> **Data extracted from a collection**:
· · · ·

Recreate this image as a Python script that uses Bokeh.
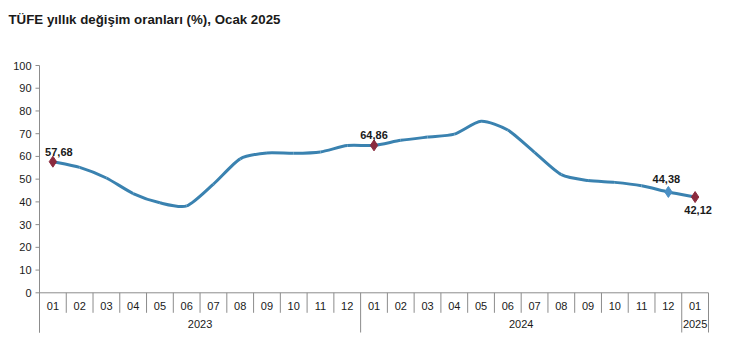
from bokeh.plotting import figure
from bokeh.models import Range1d
from bokeh.core.properties import value
from bokeh.embed import file_html
from bokeh.resources import INLINE

# ---- data ----
months = ["01", "02", "03", "04", "05", "06", "07", "08", "09", "10", "11", "12",
          "01", "02", "03", "04", "05", "06", "07", "08", "09", "10", "11", "12",
          "01"]
years = ["2023", "2024", "2025"]
year_counts = [12, 12, 1]
cpi = [57.68, 55.18, 50.51, 43.68, 39.59, 38.21, 47.83, 58.94, 61.53, 61.36, 61.98, 64.77,
       64.86, 67.07, 68.50, 69.80, 75.45, 71.60, 61.78, 51.97, 49.38, 48.58, 47.09, 44.38,
       42.12]
y_ticks = [0, 10, 20, 30, 40, 50, 60, 70, 80, 90, 100]
labelled_idx = [0, 12, 23, 24]
title_text = "TÜFE yıllık değişim oranları (%), Ocak 2025"

# ---- styles ----
FONT = "Liberation Sans"
LINE_COLOR = "#3A82B0"
RED = "#8B2A3E"
BLUE = "#4A8FC4"
AXIS_GRAY = "#8C8C8C"
TEXT = "#1a1a1a"

W, H = 751, 343
LEFT, TOP, ZERO_Y, AX_BOTTOM = 39, 65, 292.3, 332
n = len(cpi)
ppx = (708 - LEFT) / n
ppy = (ZERO_Y - TOP) / 100.0
y_axis_bottom = -(AX_BOTTOM - ZERO_Y) / ppy

p = figure(width=W, height=H, output_backend="svg", toolbar_location=None,
           x_range=Range1d(-LEFT / ppx, (W - LEFT) / ppx),
           y_range=Range1d(-(H - ZERO_Y) / ppy, 100 + TOP / ppy),
           x_axis_location=None, y_axis_location=None,
           min_border_left=0, min_border_right=0, min_border_top=0, min_border_bottom=0)
p.outline_line_color = None
p.grid.visible = False
p.background_fill_color = "white"
p.border_fill_color = "white"

# title
p.text(x=[-(LEFT - 8) / ppx], y=[100 + (TOP - 19) / ppy], text=[title_text],
       text_font=value(FONT), text_font_size="13.3px", text_font_style="bold",
       text_color=TEXT, text_align="left", text_baseline="middle")

# y axis (drawn manually)
p.segment(x0=[0], y0=[y_axis_bottom], x1=[0], y1=[100], line_color=AXIS_GRAY, line_width=1)
p.segment(x0=[-4 / ppx] * len(y_ticks), y0=y_ticks, x1=[0] * len(y_ticks), y1=y_ticks,
          line_color=AXIS_GRAY, line_width=1)
p.text(x=[0] * len(y_ticks), y=y_ticks, text=[str(v) for v in y_ticks],
       text_font=value(FONT), text_font_size="11px", text_color=TEXT,
       text_align="right", text_baseline="middle", x_offset=-8)

# bottom category axis (drawn manually)
p.segment(x0=[0], y0=[0], x1=[n], y1=[0], line_color=AXIS_GRAY, line_width=1)
bounds = [0]
for c in year_counts:
    bounds.append(bounds[-1] + c)
month_sep = [i for i in range(1, n) if i not in bounds]
p.segment(x0=month_sep, y0=[0] * len(month_sep), x1=month_sep,
          y1=[-20 / ppy] * len(month_sep), line_color=AXIS_GRAY, line_width=1)
p.segment(x0=bounds, y0=[0] * len(bounds), x1=bounds, y1=[y_axis_bottom] * len(bounds),
          line_color=AXIS_GRAY, line_width=1)
p.text(x=[i + 0.5 for i in range(n)], y=[0] * n, text=months,
       text_font=value(FONT), text_font_size="11px", text_color=TEXT,
       text_align="center", text_baseline="middle", y_offset=13)
year_centers = [(bounds[i] + bounds[i + 1]) / 2 for i in range(len(years))]
p.text(x=year_centers, y=[0] * len(years), text=years,
       text_font=value(FONT), text_font_size="11px", text_color=TEXT,
       text_align="center", text_baseline="middle", y_offset=31)

# smoothed line via bezier segments (Catmull-Rom style, mild tension)
xs = [i + 0.5 for i in range(n)]
pts = list(zip(xs, cpi))
x0, y0, x1, y1, cx0, cy0, cx1, cy1 = [], [], [], [], [], [], [], []
t = 0.12
for i in range(n - 1):
    pa = pts[i - 1] if i > 0 else pts[i]
    pb = pts[i]
    pc = pts[i + 1]
    pd = pts[i + 2] if i + 2 < n else pts[i + 1]
    x0.append(pb[0]); y0.append(pb[1])
    x1.append(pc[0]); y1.append(pc[1])
    cx0.append(pb[0] + (pc[0] - pa[0]) * t); cy0.append(pb[1] + (pc[1] - pa[1]) * t)
    cx1.append(pc[0] - (pd[0] - pb[0]) * t); cy1.append(pc[1] - (pd[1] - pb[1]) * t)
p.bezier(x0=x0, y0=y0, x1=x1, y1=y1, cx0=cx0, cy0=cy0, cx1=cx1, cy1=cy1,
         line_color=LINE_COLOR, line_width=3)

# markers
red_idx = [i for i in labelled_idx if months[i] == "01"]
blue_idx = [i for i in labelled_idx if months[i] != "01"]
p.scatter(x=[xs[i] for i in red_idx], y=[cpi[i] for i in red_idx], marker="diamond",
          size=11, fill_color=RED, line_color=RED)
p.scatter(x=[xs[i] for i in blue_idx], y=[cpi[i] for i in blue_idx], marker="diamond",
          size=11, fill_color=BLUE, line_color=BLUE)

# data labels
lab_dx = [6, 0, -2, 3]
lab_dy = [-10, -10, -13, 13]
for k, i in enumerate(labelled_idx):
    p.text(x=[xs[i]], y=[cpi[i]], text=[f"{cpi[i]:.2f}".replace(".", ",")],
           text_font=value(FONT), text_font_size="11px", text_font_style="bold",
           text_color=TEXT, text_align="center", text_baseline="middle",
           x_offset=lab_dx[k], y_offset=lab_dy[k])

open("out.html", "w").write(file_html(p, INLINE))
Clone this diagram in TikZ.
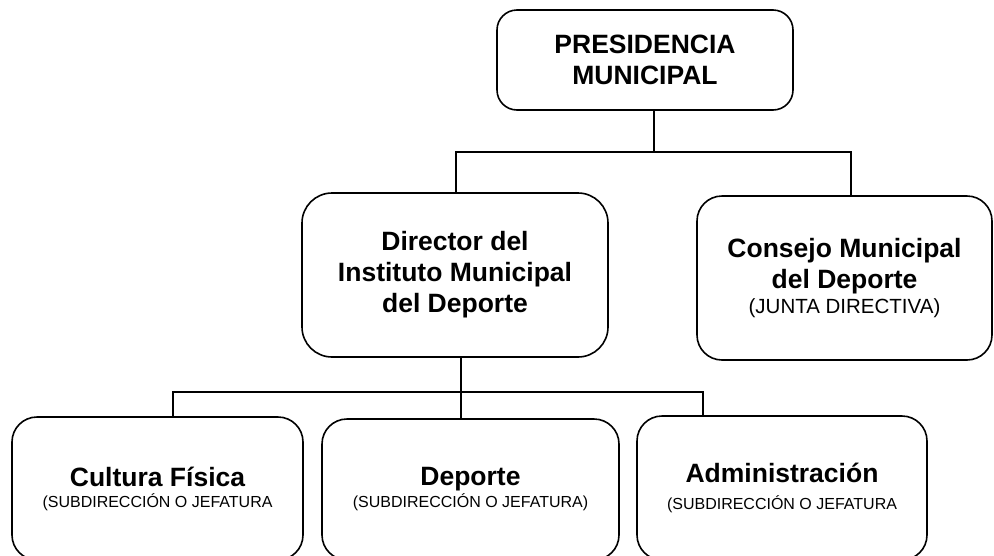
\documentclass[tikz,border=0pt]{standalone}
\usepackage{fontspec}
\setmainfont{Liberation Sans}
\usepackage{tikz}
\usetikzlibrary{positioning, calc}
\newcommand*{\subt}[1]{{\fontsize{16}{19}\mdseries\selectfont #1}}
\newcommand*{\subj}[1]{{\fontsize{20.5}{24}\mdseries\selectfont #1}}

\tikzset{
 unit/.style={draw, line width=1.6pt, rounded corners=25pt, align=center, font=\fontsize{26.5}{31}\bfseries},
 link/.style={line width=1.6pt}
}

\begin{document}
\begin{tikzpicture}[x=1pt, y=1pt]
 \useasboundingbox (0,0) rectangle (994,-555);
 \clip (0,0) rectangle (994,-555);
 \node [unit, rounded corners=20pt, minimum width=296pt, minimum height=100pt] (pres) at (645,-60) {PRESIDENCIA\\MUNICIPAL};
 \node [unit, rounded corners=30pt, minimum width=306pt, minimum height=164pt] (dir) at (455,-275) {Director del\\Instituto Municipal\\del Deporte};
 \node [unit, minimum width=295pt, minimum height=164pt] (cons) at (844.5,-278) {Consejo Municipal\\del Deporte\\[-6pt]\subj{(JUNTA DIRECTIVA)}};
 \node [unit, minimum width=291pt, minimum height=143pt] (cult) at (157.5,-488.5) {Cultura Física\\[-10pt]\subt{(SUBDIRECCIÓN O JEFATURA}};
 \node [unit, minimum width=297pt, minimum height=141pt] (dep) at (470.5,-489.5) {Deporte\\[-9pt]\subt{(SUBDIRECCIÓN O JEFATURA)}};
 \node [unit, minimum width=290pt, minimum height=144pt] (adm) at (782,-488) {Administración\\[-4pt]\subt{(SUBDIRECCIÓN O JEFATURA}};
 \coordinate (busA) at (654,-152);
 \coordinate (busB) at (461,-392);
 \draw [link] ([xshift=9pt]pres.south) -- (busA);
 \draw [link] ([xshift=1pt]dir.north) |- (busA) -| ([xshift=6.5pt]cons.north);
 \draw [link] ([xshift=6pt]dir.south) -- ([xshift=-9.5pt]dep.north);
 \draw [link] ([xshift=15.5pt]cult.north) |- (busB) -| ([xshift=-79pt]adm.north);
\end{tikzpicture}
\end{document}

· · · ·

> **Do this**: Word for word, give again the lines from the first entry to the line with "from bokeh.resources import INLINE", inclusive. Exclude the pictures.

> **Solution for this exercise**:
Recreate this image as a Python script that uses Bokeh.
from bokeh.plotting import figure
from bokeh.models import Range1d
from bokeh.core.properties import value
from bokeh.embed import file_html
from bokeh.resources import INLINE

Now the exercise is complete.